- WRITTEN TASK
Only the lines holding the string "this" are needed. Copy each one.
** begin RAW RECORDS **
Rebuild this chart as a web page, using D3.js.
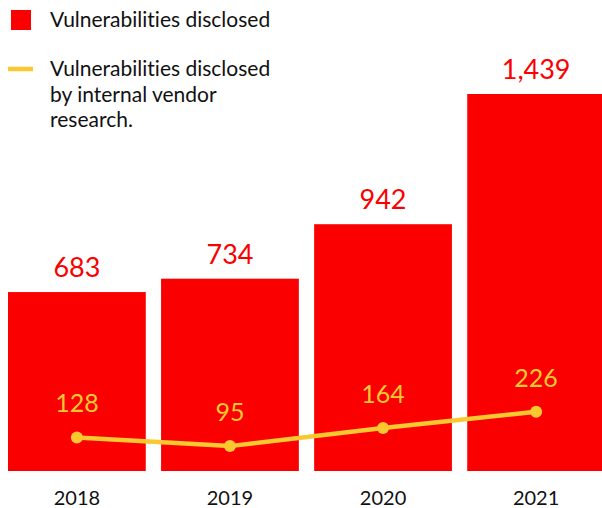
<!DOCTYPE html>
<html>
<head>
<meta charset="utf-8">
<script src="https://cdn.jsdelivr.net/npm/d3@7"></script>
<style>
  body { margin: 0; background: #fff; }
  text { font-family: Lato, "Noto Sans", sans-serif; font-variant-ligatures: none; }
</style>
</head>
<body>
<svg id="chart" width="602" height="508"></svg>
<script>
// data
const years = ["2018", "2019", "2020", "2021"];
const disclosed = [683, 734, 942, 1439];
const internal = [128, 95, 164, 226];
const legendBar = ["Vulnerabilities disclosed"];
const legendLine = ["Vulnerabilities disclosed", "by internal vendor", "research."];

const red = "#fa0000";
const yellow = "#fbc82f";

const svg = d3.select("#chart");

// band scale for the bars, one linear scale shared by bars and line
const x = d3.scaleBand()
    .domain(years)
    .range([8, 605])
    .paddingInner(0.1)
    .paddingOuter(0);

const y = d3.scaleLinear()
    .domain([0, 1439])
    .range([471, 94]);

// bars
svg.selectAll("rect.bar")
    .data(disclosed)
    .enter()
    .append("rect")
    .attr("class", "bar")
    .attr("x", (d, i) => x(years[i]))
    .attr("y", d => y(d))
    .attr("width", x.bandwidth())
    .attr("height", d => y(0) - y(d))
    .attr("fill", red);

svg.selectAll("text.barLabel")
    .data(disclosed)
    .enter()
    .append("text")
    .attr("class", "barLabel")
    .attr("x", (d, i) => x(years[i]) + x.bandwidth() / 2)
    .attr("y", d => y(d) - 15)
    .attr("text-anchor", "middle")
    .attr("fill", red)
    .style("font-size", "27px")
    .text(d => d3.format(",")(d));

// line
const cx = (d, i) => x(years[i]) + x.bandwidth() / 2;
const line = d3.line()
    .x(cx)
    .y(d => y(d));

svg.append("path")
    .datum(internal)
    .attr("d", line)
    .attr("fill", "none")
    .attr("stroke", yellow)
    .attr("stroke-width", 4.5);

svg.selectAll("circle.dot")
    .data(internal)
    .enter()
    .append("circle")
    .attr("class", "dot")
    .attr("cx", cx)
    .attr("cy", d => y(d))
    .attr("r", 6)
    .attr("fill", yellow);

svg.selectAll("text.lineLabel")
    .data(internal)
    .enter()
    .append("text")
    .attr("class", "lineLabel")
    .attr("x", cx)
    .attr("y", d => y(d) - 25)
    .attr("text-anchor", "middle")
    .attr("fill", yellow)
    .style("font-size", "25px")
    .text(d => d);

// year axis, no line or ticks
const axis = svg.append("g")
    .attr("transform", "translate(0,471)")
    .call(d3.axisBottom(x).tickSize(0).tickPadding(0));
axis.select(".domain").remove();
axis.selectAll("text")
    .attr("y", 34)
    .attr("dy", 0)
    .attr("fill", "#111")
    .style("font-family", "Lato, 'Noto Sans', sans-serif")
    .style("font-size", "20px");

// legend
svg.append("rect")
    .attr("x", 11).attr("y", 10)
    .attr("width", 20).attr("height", 20)
    .attr("fill", red);

svg.selectAll("text.leg1")
    .data(legendBar)
    .enter()
    .append("text")
    .attr("class", "leg1")
    .attr("x", 50)
    .attr("y", 27)
    .attr("fill", "#111")
    .style("font-size", "21px")
    .text(d => d);

svg.append("line")
    .attr("x1", 8).attr("x2", 33)
    .attr("y1", 69).attr("y2", 69)
    .attr("stroke", yellow)
    .attr("stroke-width", 4.5);

svg.selectAll("text.leg2")
    .data(legendLine)
    .enter()
    .append("text")
    .attr("class", "leg2")
    .attr("x", 50)
    .attr("y", (d, i) => 76 + i * 25.5)
    .attr("fill", "#111")
    .style("font-size", "21px")
    .text(d => d);
</script>
</body>
</html>
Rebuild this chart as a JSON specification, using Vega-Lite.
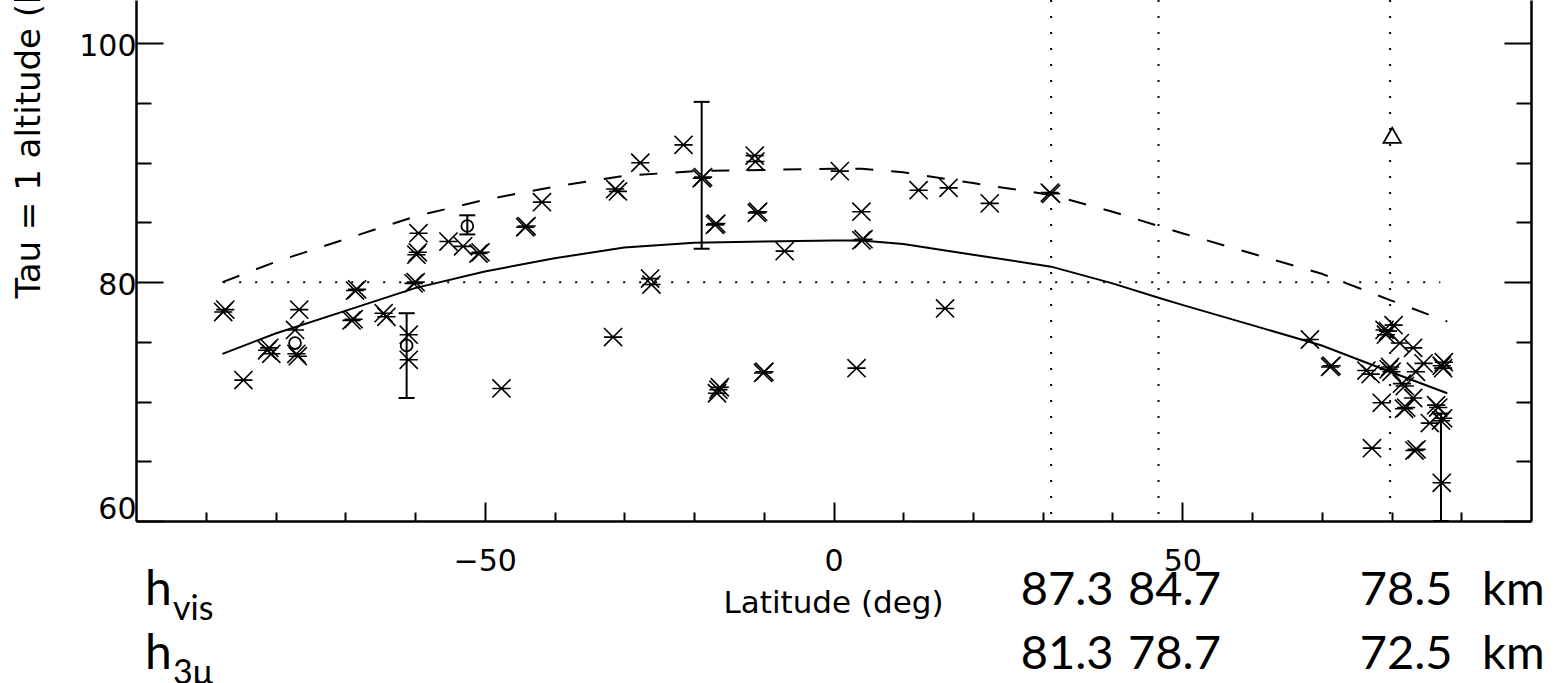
{
  "$schema": "https://vega.github.io/schema/vega-lite/v6.json",
  "width": 1395,
  "height": 521,
  "autosize": {"type": "none"},
  "padding": {"left": 136, "top": 0, "right": 24, "bottom": 162},
  "background": "white",
  "config": {
    "view": {"stroke": null},
    "axis": {
      "grid": false,
      "domainColor": "black",
      "domainWidth": 2.5,
      "tickColor": "black",
      "tickWidth": 2,
      "labelColor": "black",
      "labelFont": "DejaVu Sans",
      "labelFontSize": 30,
      "titleColor": "black",
      "titleFont": "DejaVu Sans",
      "titleFontSize": 31,
      "titleFontWeight": "normal"
    }
  },
  "datasets": {
    "curves": [
      {"lat": -87.6, "alt": 80.0, "curve": "vis"},
      {"lat": -80, "alt": 81.7, "curve": "vis"},
      {"lat": -70, "alt": 83.6, "curve": "vis"},
      {"lat": -60, "alt": 85.5, "curve": "vis"},
      {"lat": -50, "alt": 86.9, "curve": "vis"},
      {"lat": -40, "alt": 88.0, "curve": "vis"},
      {"lat": -30, "alt": 88.9, "curve": "vis"},
      {"lat": -20, "alt": 89.3, "curve": "vis"},
      {"lat": -10, "alt": 89.4, "curve": "vis"},
      {"lat": 0, "alt": 89.5, "curve": "vis"},
      {"lat": 4, "alt": 89.5, "curve": "vis"},
      {"lat": 10, "alt": 89.2, "curve": "vis"},
      {"lat": 20, "alt": 88.3, "curve": "vis"},
      {"lat": 31.2, "alt": 87.3, "curve": "vis", "tag": true},
      {"lat": 40, "alt": 85.9, "curve": "vis"},
      {"lat": 46.6, "alt": 84.7, "curve": "vis", "tag": true},
      {"lat": 50, "alt": 84.1, "curve": "vis"},
      {"lat": 60, "alt": 82.4, "curve": "vis"},
      {"lat": 70, "alt": 80.7, "curve": "vis"},
      {"lat": 79.8, "alt": 78.5, "curve": "vis", "tag": true},
      {"lat": 88, "alt": 76.7, "curve": "vis"},
      {"lat": -87.6, "alt": 74.0, "curve": "3u"},
      {"lat": -80, "alt": 75.7, "curve": "3u"},
      {"lat": -70, "alt": 77.6, "curve": "3u"},
      {"lat": -60, "alt": 79.5, "curve": "3u"},
      {"lat": -50, "alt": 80.9, "curve": "3u"},
      {"lat": -40, "alt": 82.0, "curve": "3u"},
      {"lat": -30, "alt": 82.9, "curve": "3u"},
      {"lat": -20, "alt": 83.3, "curve": "3u"},
      {"lat": -10, "alt": 83.4, "curve": "3u"},
      {"lat": 0, "alt": 83.5, "curve": "3u"},
      {"lat": 4, "alt": 83.5, "curve": "3u"},
      {"lat": 10, "alt": 83.2, "curve": "3u"},
      {"lat": 20, "alt": 82.3, "curve": "3u"},
      {"lat": 31.2, "alt": 81.3, "curve": "3u", "tag": true},
      {"lat": 40, "alt": 79.9, "curve": "3u"},
      {"lat": 46.6, "alt": 78.7, "curve": "3u", "tag": true},
      {"lat": 50, "alt": 78.1, "curve": "3u"},
      {"lat": 60, "alt": 76.4, "curve": "3u"},
      {"lat": 70, "alt": 74.7, "curve": "3u"},
      {"lat": 79.8, "alt": 72.5, "curve": "3u", "tag": true},
      {"lat": 88, "alt": 70.7, "curve": "3u"}
    ],
    "stars": [
      {"lat": -87.5, "alt": 77.5}, {"lat": -87.2, "alt": 77.7},
      {"lat": -84.6, "alt": 71.8},
      {"lat": -81.2, "alt": 74.3}, {"lat": -80.6, "alt": 74.0}, {"lat": -80.9, "alt": 74.5},
      {"lat": -76.6, "alt": 77.7},
      {"lat": -77.2, "alt": 76.0},
      {"lat": -77.0, "alt": 74.0}, {"lat": -76.8, "alt": 73.8},
      {"lat": -68.6, "alt": 79.3}, {"lat": -68.3, "alt": 79.4},
      {"lat": -69.1, "alt": 76.8}, {"lat": -68.8, "alt": 76.9},
      {"lat": -64.5, "alt": 77.4}, {"lat": -64.1, "alt": 77.1},
      {"lat": -60.2, "alt": 79.9}, {"lat": -59.9, "alt": 80.0},
      {"lat": -60.9, "alt": 75.6},
      {"lat": -60.9, "alt": 73.5},
      {"lat": -47.6, "alt": 71.1},
      {"lat": -59.5, "alt": 84.1},
      {"lat": -59.8, "alt": 82.3}, {"lat": -59.6, "alt": 82.5},
      {"lat": -55.2, "alt": 83.4},
      {"lat": -53.1, "alt": 83.0},
      {"lat": -50.9, "alt": 82.4}, {"lat": -50.6, "alt": 82.5},
      {"lat": -44.2, "alt": 84.6}, {"lat": -44.0, "alt": 84.7},
      {"lat": -41.8, "alt": 86.7},
      {"lat": -31.3, "alt": 87.8}, {"lat": -30.9, "alt": 87.6},
      {"lat": -27.7, "alt": 90.0},
      {"lat": -21.5, "alt": 91.5},
      {"lat": -18.9, "alt": 88.7}, {"lat": -18.7, "alt": 88.8},
      {"lat": -17.0, "alt": 84.8}, {"lat": -16.8, "alt": 84.9},
      {"lat": -11.3, "alt": 90.6}, {"lat": -11.2, "alt": 90.1},
      {"lat": -11.0, "alt": 85.8}, {"lat": -10.8, "alt": 85.9},
      {"lat": -7.0, "alt": 82.6},
      {"lat": 0.9, "alt": 89.3},
      {"lat": 4.0, "alt": 85.9},
      {"lat": 4.0, "alt": 83.5}, {"lat": 4.3, "alt": 83.6},
      {"lat": 12.2, "alt": 87.7},
      {"lat": 16.5, "alt": 87.9},
      {"lat": 22.4, "alt": 86.6},
      {"lat": -26.3, "alt": 80.3}, {"lat": -26.1, "alt": 79.8},
      {"lat": -31.6, "alt": 75.4},
      {"lat": -16.7, "alt": 70.7}, {"lat": -16.3, "alt": 71.2}, {"lat": -16.5, "alt": 71.0},
      {"lat": -10.1, "alt": 72.4}, {"lat": -9.9, "alt": 72.5},
      {"lat": 3.3, "alt": 72.8},
      {"lat": 16.0, "alt": 77.8},
      {"lat": 31.0, "alt": 87.5}, {"lat": 31.2, "alt": 87.4},
      {"lat": 68.3, "alt": 75.2},
      {"lat": 71.2, "alt": 72.9}, {"lat": 71.4, "alt": 73.0},
      {"lat": 76.4, "alt": 72.6}, {"lat": 77.0, "alt": 72.3},
      {"lat": 79.2, "alt": 75.6}, {"lat": 79.5, "alt": 75.9}, {"lat": 80.3, "alt": 76.4}, {"lat": 79.0, "alt": 76.0},
      {"lat": 79.6, "alt": 72.7}, {"lat": 80.0, "alt": 72.5}, {"lat": 79.8, "alt": 72.9},
      {"lat": 83.1, "alt": 74.5},
      {"lat": 84.6, "alt": 73.2},
      {"lat": 87.2, "alt": 73.0}, {"lat": 87.5, "alt": 73.3}, {"lat": 87.4, "alt": 72.8},
      {"lat": 81.5, "alt": 71.5}, {"lat": 81.9, "alt": 71.3},
      {"lat": 78.6, "alt": 69.9},
      {"lat": 81.8, "alt": 69.4}, {"lat": 82.1, "alt": 69.5},
      {"lat": 83.1, "alt": 70.3},
      {"lat": 86.4, "alt": 69.7}, {"lat": 86.7, "alt": 69.5},
      {"lat": 87.1, "alt": 68.4}, {"lat": 87.4, "alt": 68.6},
      {"lat": 85.5, "alt": 68.2},
      {"lat": 77.2, "alt": 66.1},
      {"lat": 83.3, "alt": 65.9}, {"lat": 83.6, "alt": 66.0},
      {"lat": 87.2, "alt": 63.2},
      {"lat": 81.2, "alt": 74.9},
      {"lat": 83.5, "alt": 72.5}
    ],
    "circles": [
      {"lat": -77.2, "alt": 74.9},
      {"lat": -61.2, "alt": 74.7},
      {"lat": -52.5, "alt": 84.7}
    ],
    "bars": [
      {"lat": -18.9, "lo": 82.8, "hi": 95.1},
      {"lat": -61.2, "lo": 70.3, "hi": 77.4},
      {"lat": -52.5, "lo": 84.0, "hi": 85.6},
      {"lat": 87.1, "lo": 60.0, "hi": 69.0}
    ],
    "tri": [
      {"lat": 80.1, "alt": 92.3}
    ],
    "rowlabels": [
      {"curve": "vis", "sub": "vis"},
      {"curve": "3u", "sub": "3μ"}
    ]
  },
  "layer": [
    {
      "layer": [
        {
          "data": {"name": "curves"},
          "transform": [{"filter": "datum.tag && datum.curve == 'vis'"}],
          "mark": {"type": "rule", "stroke": "black", "strokeWidth": 2, "strokeDash": [2, 14]},
          "encoding": {
            "x": {
              "field": "lat", "type": "quantitative",
              "scale": {"domain": [-100, 100], "nice": false, "zero": false},
              "axis": {
                "orient": "bottom",
                "values": [-50, 0, 50],
                "tickSize": {"expr": "-19"},
                "labelPadding": 44,
                "labelBaseline": "top",
                "title": "Latitude (deg)",
                "titleX": 697,
                "titleY": 91,
                "titleAlign": "center",
                "titleBaseline": "alphabetic"
              }
            }
          }
        },
        {
          "data": {"values": [{}]},
          "mark": {"type": "rule", "stroke": "black", "strokeWidth": 2, "strokeDash": [2, 14]},
          "encoding": {
            "x": {"datum": -87.5, "axis": null},
            "x2": {"datum": 87},
            "y": {"datum": 80, "axis": null}
          }
        },
        {
          "data": {"name": "curves"},
          "transform": [{"filter": "datum.curve == 'vis'"}],
          "mark": {"type": "line", "stroke": "black", "strokeWidth": 2, "strokeDash": [18, 18]},
          "encoding": {
            "x": {
              "field": "lat", "type": "quantitative",
              "axis": {
                "orient": "bottom",
                "values": [-90, -80, -70, -60, -40, -30, -20, -10, 10, 20, 30, 40, 60, 70, 80, 90],
                "tickSize": {"expr": "-9"},
                "labels": false,
                "domain": false,
                "title": null
              }
            },
            "y": {
              "field": "alt", "type": "quantitative",
              "scale": {"domain": [60, 103.63], "nice": false, "zero": false},
              "axis": {
                "orient": "left",
                "values": [60, 80, 100],
                "tickSize": {"expr": "-27"},
                "labelPadding": 27,
                "labelFlush": true,
                "labelOffset": 3,
                "title": "Tau = 1 altitude (km)",
                "titleFontSize": 34,
                "titleAngle": 270,
                "titleAlign": "left",
                "titleBaseline": "alphabetic",
                "titleX": -97,
                "titleY": 298
              }
            }
          }
        },
        {
          "data": {"name": "curves"},
          "transform": [{"filter": "datum.curve == '3u'"}],
          "mark": {"type": "line", "stroke": "black", "strokeWidth": 2},
          "encoding": {
            "x": {"field": "lat", "type": "quantitative", "axis": null},
            "y": {
              "field": "alt", "type": "quantitative",
              "axis": {
                "orient": "left",
                "values": [65, 70, 75, 85, 90, 95],
                "tickSize": {"expr": "-15"},
                "labels": false,
                "domain": false,
                "title": null
              }
            }
          }
        },
        {
          "data": {"name": "bars"},
          "mark": {"type": "rule", "stroke": "black", "strokeWidth": 2},
          "encoding": {
            "x": {"field": "lat", "type": "quantitative", "axis": null},
            "y": {"field": "lo", "type": "quantitative", "axis": null},
            "y2": {"field": "hi"}
          }
        },
        {
          "data": {"name": "bars"},
          "mark": {"type": "tick", "orient": "horizontal", "size": 16, "thickness": 2, "color": "black", "opacity": 1},
          "encoding": {
            "x": {"field": "lat", "type": "quantitative", "axis": null},
            "y": {"field": "lo", "type": "quantitative", "axis": null}
          }
        },
        {
          "data": {"name": "bars"},
          "mark": {"type": "tick", "orient": "horizontal", "size": 16, "thickness": 2, "color": "black", "opacity": 1},
          "encoding": {
            "x": {"field": "lat", "type": "quantitative", "axis": null},
            "y": {"field": "hi", "type": "quantitative", "axis": null}
          }
        },
        {
          "data": {"name": "stars"},
          "mark": {"type": "point", "shape": "M-1,-1L1,1M-1,1L1,-1M-1,0L1,0", "size": 330, "filled": false, "stroke": "black", "strokeWidth": 1.6, "opacity": 1},
          "encoding": {
            "x": {"field": "lat", "type": "quantitative", "axis": null},
            "y": {
              "field": "alt", "type": "quantitative",
              "axis": {
                "orient": "right",
                "values": [60, 80, 100],
                "tickSize": {"expr": "-27"},
                "labels": false,
                "title": null
              }
            }
          }
        },
        {
          "data": {"name": "circles"},
          "mark": {"type": "point", "shape": "circle", "size": 140, "filled": false, "stroke": "black", "strokeWidth": 1.8, "opacity": 1},
          "encoding": {
            "x": {"field": "lat", "type": "quantitative", "axis": null},
            "y": {
              "field": "alt", "type": "quantitative",
              "axis": {
                "orient": "right",
                "values": [65, 70, 75, 85, 90, 95],
                "tickSize": {"expr": "-15"},
                "labels": false,
                "domain": false,
                "title": null
              }
            }
          }
        },
        {
          "data": {"name": "tri"},
          "mark": {"type": "point", "shape": "triangle-up", "size": 300, "filled": false, "stroke": "black", "strokeWidth": 1.8, "opacity": 1},
          "encoding": {
            "x": {"field": "lat", "type": "quantitative", "axis": null},
            "y": {"field": "alt", "type": "quantitative", "axis": null}
          }
        }
      ],
      "resolve": {"axis": {"x": "independent", "y": "independent"}}
    },
    {
      "layer": [
        {
          "data": {"name": "curves"},
          "transform": [{"filter": "datum.tag"}],
          "mark": {"type": "text", "font": "Lato", "fontSize": 47, "align": "center", "baseline": "alphabetic", "dx": 16, "color": "black"},
          "encoding": {
            "x": {"field": "lat", "type": "quantitative", "axis": null},
            "y": {
              "field": "curve", "type": "nominal",
              "scale": {"type": "point", "domain": ["vis", "3u"], "range": [605, 669], "padding": 0},
              "axis": null
            },
            "text": {"field": "alt", "type": "quantitative", "format": ".1f"}
          }
        },
        {
          "data": {"name": "rowlabels"},
          "mark": {"type": "text", "font": "Lato", "fontSize": 48, "align": "left", "baseline": "alphabetic", "dx": 9, "color": "black"},
          "encoding": {
            "x": {"datum": -100, "axis": null},
            "y": {"field": "curve", "type": "nominal", "axis": null},
            "text": {"value": "h"}
          }
        },
        {
          "data": {"name": "rowlabels"},
          "mark": {"type": "text", "font": "Lato", "fontSize": 34, "align": "left", "baseline": "alphabetic", "dx": 37, "dy": 15, "color": "black"},
          "encoding": {
            "x": {"datum": -100, "axis": null},
            "y": {"field": "curve", "type": "nominal", "axis": null},
            "text": {"field": "sub"}
          }
        },
        {
          "data": {"name": "rowlabels"},
          "mark": {"type": "text", "font": "Lato", "fontSize": 47, "align": "left", "baseline": "alphabetic", "dx": -49, "color": "black"},
          "encoding": {
            "x": {"datum": 100, "axis": null},
            "y": {"field": "curve", "type": "nominal", "axis": null},
            "text": {"value": "km"}
          }
        }
      ]
    }
  ],
  "resolve": {
    "scale": {"y": "independent"},
    "axis": {"x": "independent", "y": "independent"}
  }
}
** end RAW RECORDS **
- TASK OUTPUT
Rebuild this chart as a web page, using D3.js.
Rebuild this chart as a JSON specification, using Vega-Lite.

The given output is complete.